The second chapter focuses on nightmarish images. The nightmarish image wants to “find its true sense of being which exists below its storm and fury.” Furthermore, “by keeping us off balance and uprooting us from our complacency, they juice the vital forces of our imagination.”

In the next chapter we are invited to apply living images to life’s major challenges. The first section is on addiction images and how they express extremely repetitive behavior. There are different steps to engage all images and be engaged by them. For addiction images one of those steps is to “Take Action.” There is another section on how a couple could benefit from doing dreamwork. One of the steps is to “focus on the dream archetype of Lover…” It made me wonder if inviting other dream archetypes would be helpful for other kinds of relationships.

This is followed by a section on workplace and vocation. The workplace is seen as a dream. Dream Tending “sees dream images of money as related to the flow of a company’s vital energy.” That may be too restrictive. There are other flows in a corporation: ideas, information, etc. As for the section on Finding Vocation my only regret is that it is only three pages long. In our difficult economic times and at a time where many of us are questioning their presence in bloodless institutions this is an unfortunate oversight.

The fourth chapter is on the World’s Dream. It starts with an interesting distinction between “solar consciousness” and “lunar consciousness.” The latter “includes all the marginalized parts of ourselves that are so necessary to our health and to the health of the world.” It is through lunar consciousness that the inner and outside worlds interplay. It includes both dreams and the dreaming mind. As Stephen reminds us, “dream images are not representations of our personal nature only, but are also informed by the subjective inner natures of the things and the creatures out there in the world.” So, “… the deepest answer to the question, ‘Who is dreaming?’ is ‘It is the multi-dimensional world who is dreaming’.” What “informed” means is not too clear. Stephen refers to Jung’s notion of the psychoid nature of the archetype. There is quite a leap here from the outer world informing our dreams to the multi-dimensional world itself dreaming.
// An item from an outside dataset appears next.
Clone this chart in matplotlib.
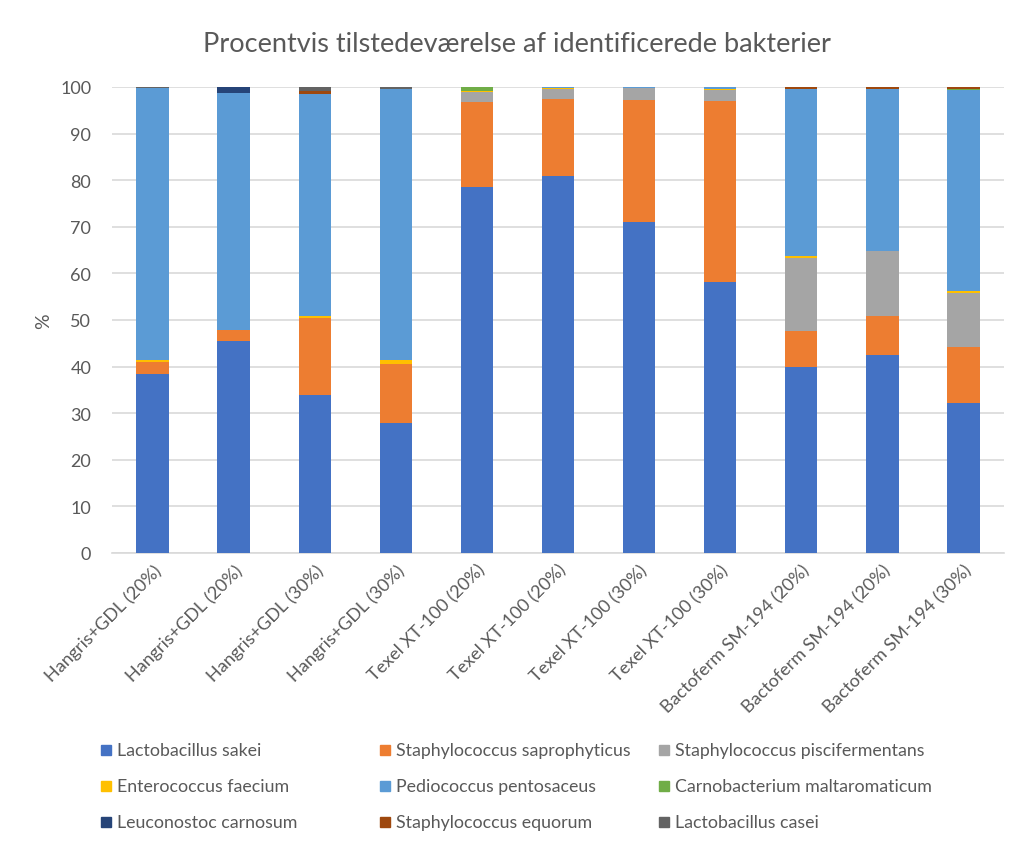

This is followed a discussion on dream landscape images (the “dreamscape”) which are the doorway to the World’s Dream (we pay too much attention to characters). If our dreams come from the World Dream, if they have meaning then it is our chance to take action “on behalf of dreams in the world.”

The fifth chapter shows how dreams point to possible diseases and their remedy (in addition to existing allopathic medicine). In fact, “the dream images linked to our bodily disorders are themselves often out of order, broken, malignant, or damages in some way.” Stephen gives the example of “the image of a rusted gate creaking in the wind may symbolize my hurting elbow.” I got a little lost here. Does this means that we have to look in our dreams for anything that is not working and see if there is a bodily counterpart that might relate to it? He suggests that it is paramount to treat the wounded image.

The sixth chapter is the most original one. It focuses on the practice of the Dream Council. It is not a get-together to discuss dream images but a way to bring various dream images in a free assembly where images can interact with each other. This is where we “bring [one’s] concerns, problems, bad feelings and questions before the council.” It is a utilitarian vision that goes somewhat against what was said earlier. Stephen reminds us that, “once we open dialogue with dream figures, Jung asserts, we have personal responsibility to continue the interaction.”

Notwithstanding small reservations Dream Tending is an instructive, practical and powerful guide for those of us who want to engage and nurture this dialogue.

Alain Bédard


Alain Bédard is a Project Manager in the Information Technology department of a large corporation in Montreal. Quite literally the reading of Anthony Storr’s The Essential Jung in 1987 changed his life. He obtained his M.A. in Clinical Psychology at Pacifica in 2003. Alain is entertaining the idea of moving on to a private practice in psychotherapy.